~How to build trust practically~
FRIENDSHIP
QUANTITY TIME
QUANTITY COMMUNICATION
I strongly believe the three above statements aid greatly in the necessary but sometimes difficult area of trust building in the marriage.
Because my husband and I where friends first we talked about everything and still do. Today he remains very much my best friend. When something happens, good or bad, my fault or my victory, I naturally want to tell him first. When I need help it is he I rely on first. When I am in need of advice, again, it is my husband I seek out. He has earned my trust and this role of best friend by being my best friend. He values my salvation, my person, our friendship and our marriage. I think I already expressed how being friends makes the necessary quantity of communication happen easier. It also makes quantity of time spent together easier to do willingly. I can’t think of anyone I would want to hang out with more. Despite bad experiences in married life, if there is friendship, communication and lots of time spent together, loving and valuing one another, the trust will grow.

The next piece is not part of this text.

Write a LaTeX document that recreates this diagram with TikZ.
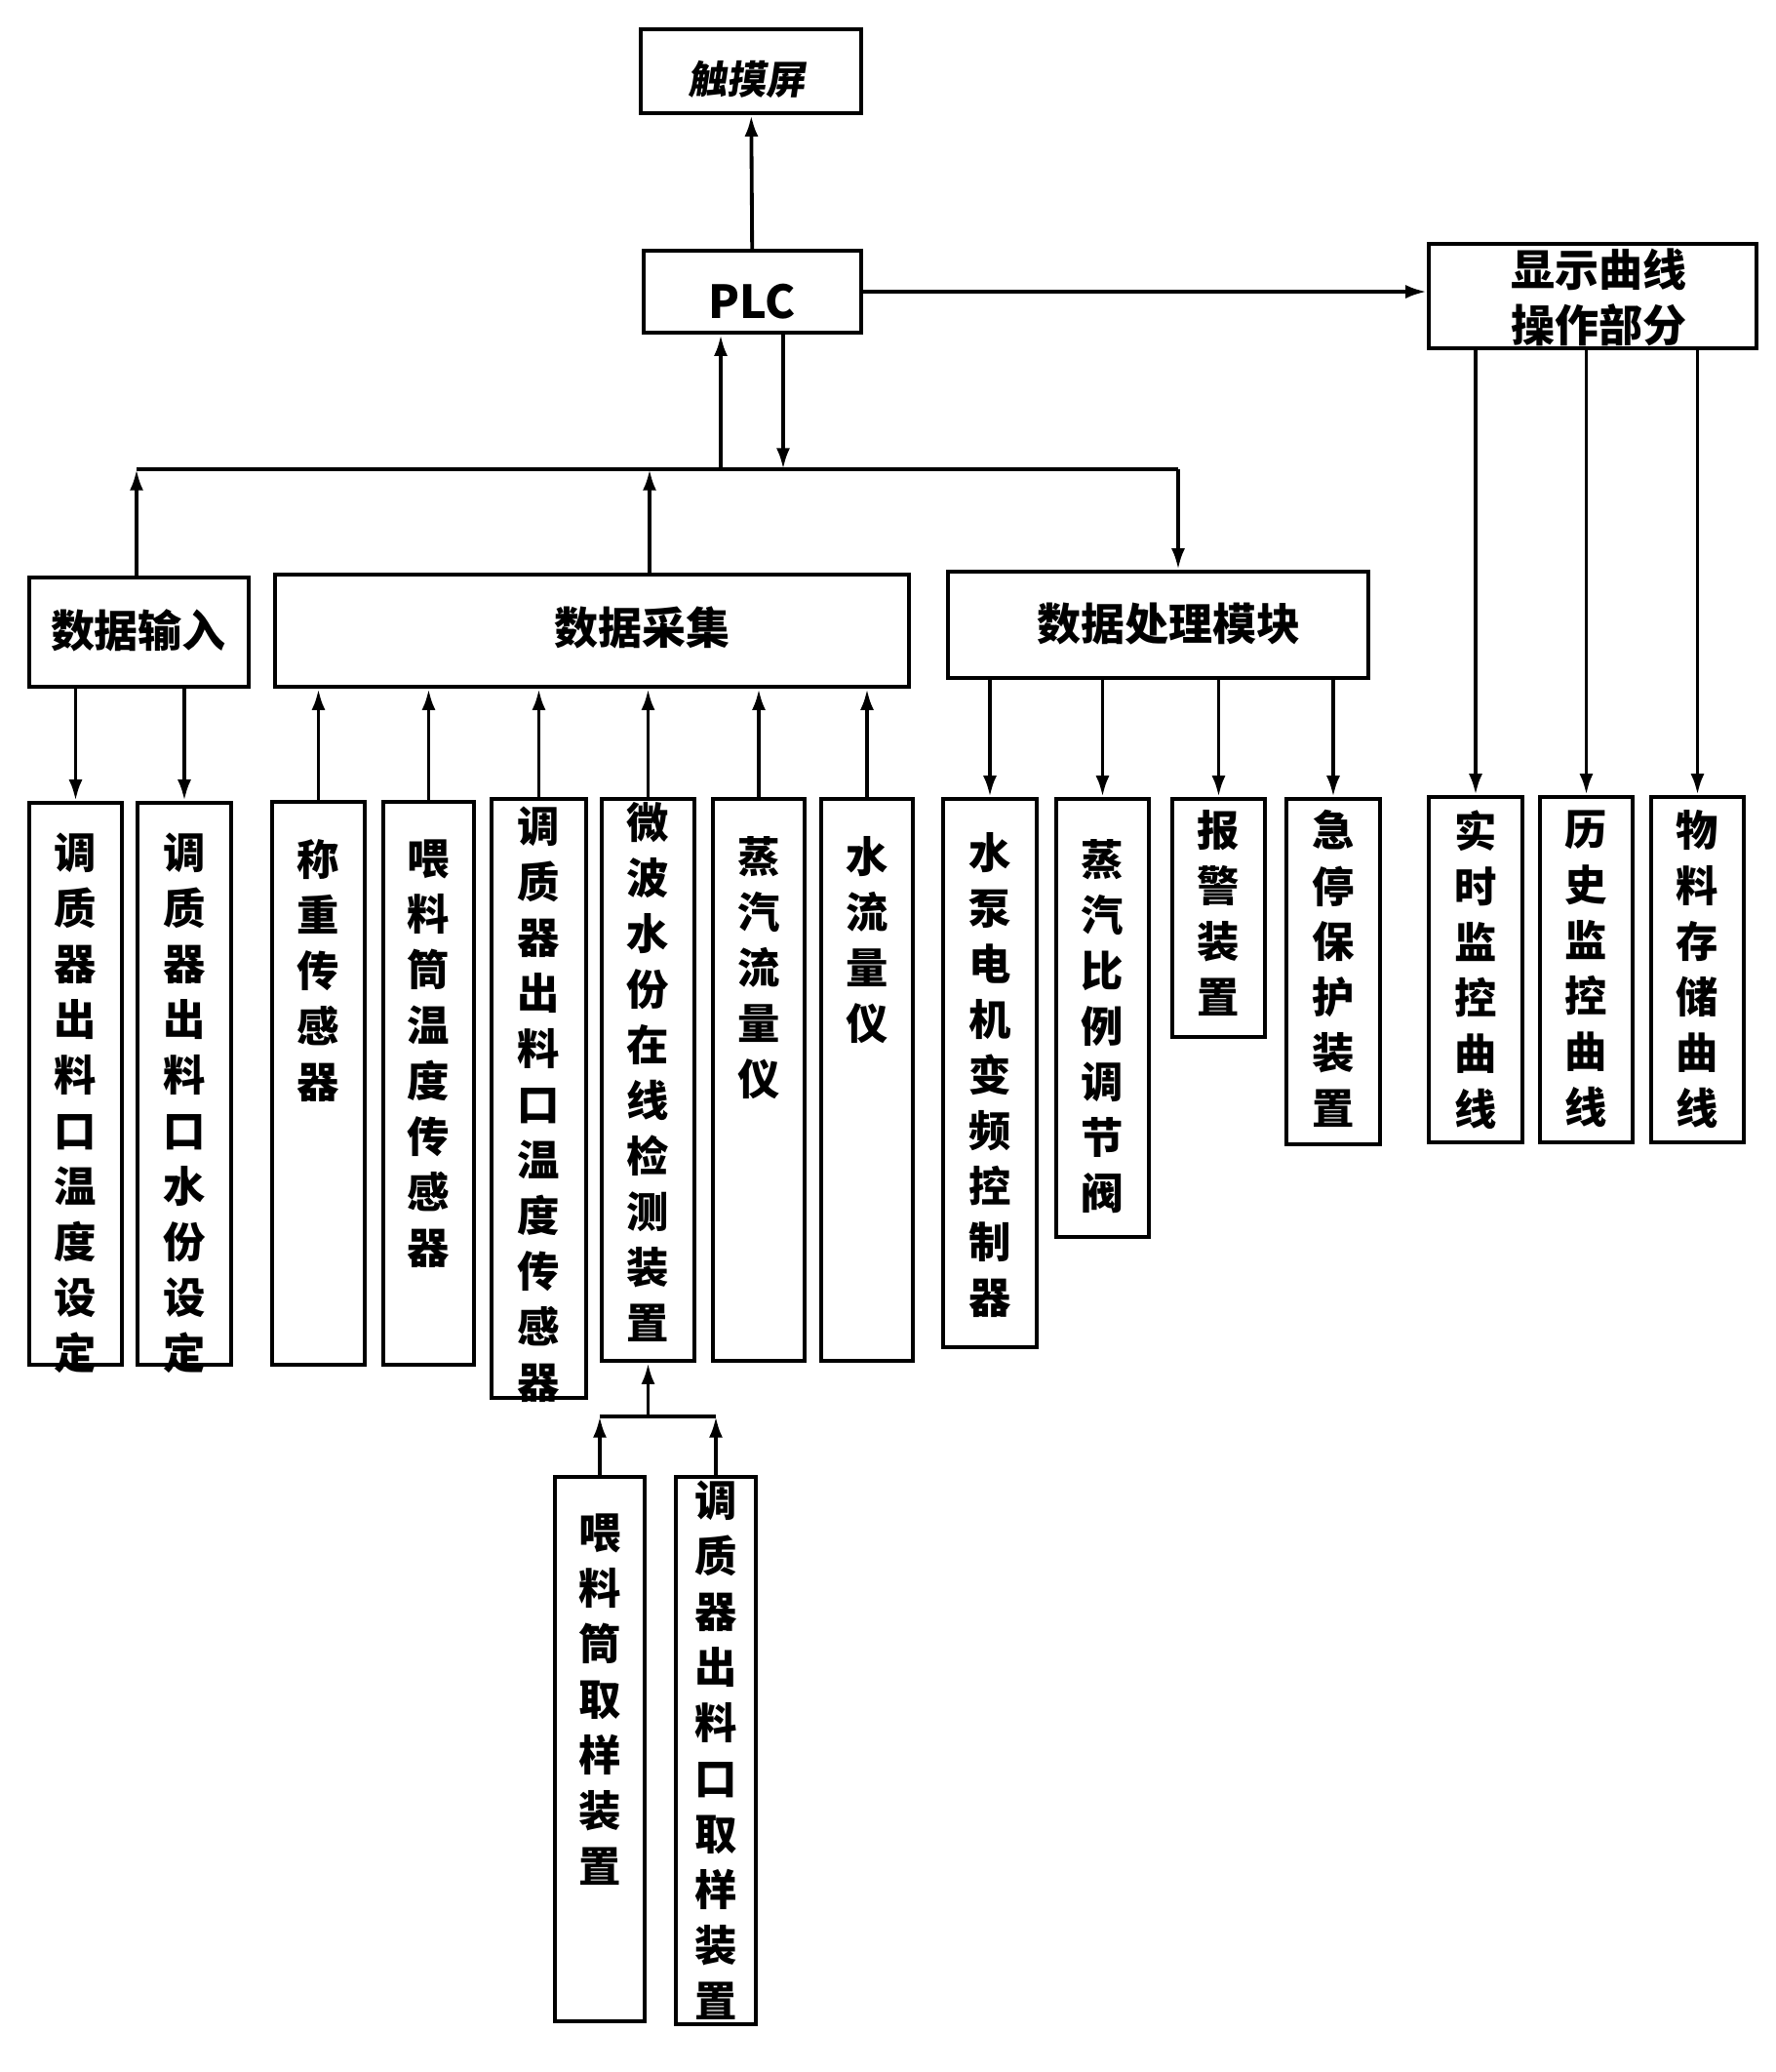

~Building trust when it isn’t practically~
I would like to say it has been easy but, as I mentioned before, all the practical advice just HELPS in the growth of trust.
It takes a lot of faith, and my husband and I choose to put that in Jesus Christ. We are both very much human. With our backgrounds trying to define how we process the now we can often be geared in different situations to be mistrustful, even of our life long lover. We will also fail one another. It is to be expected. When the mistake has been made it will take great faith to see beyond the hurt, beyond the harm and toward trust. These are the moments of true trust growth. When we are hurt by our lover it is all the more painful because of who they are and to choose to love and trust in spite of the wrong is when it all really counts.
Finally, I find trusting myself to be often a harder task then trusting my husband. I am all to aware of my faults and I fear hurting him or continuing to hurt him. Again, faith is what helps me carry on when I have been the one to cause harm or cut away at our trust. I don’t think I would continue to trust myself in this relationship if not for the transformation power that is available in Christ, for me just as much as it is available for my husband.
Christ can change any and every part of who I am for the better and so that is what makes me worthy of putting trust in. It makes my husband, my Garnet, worthy of trust. It makes our marriage a commitment worth trusting in.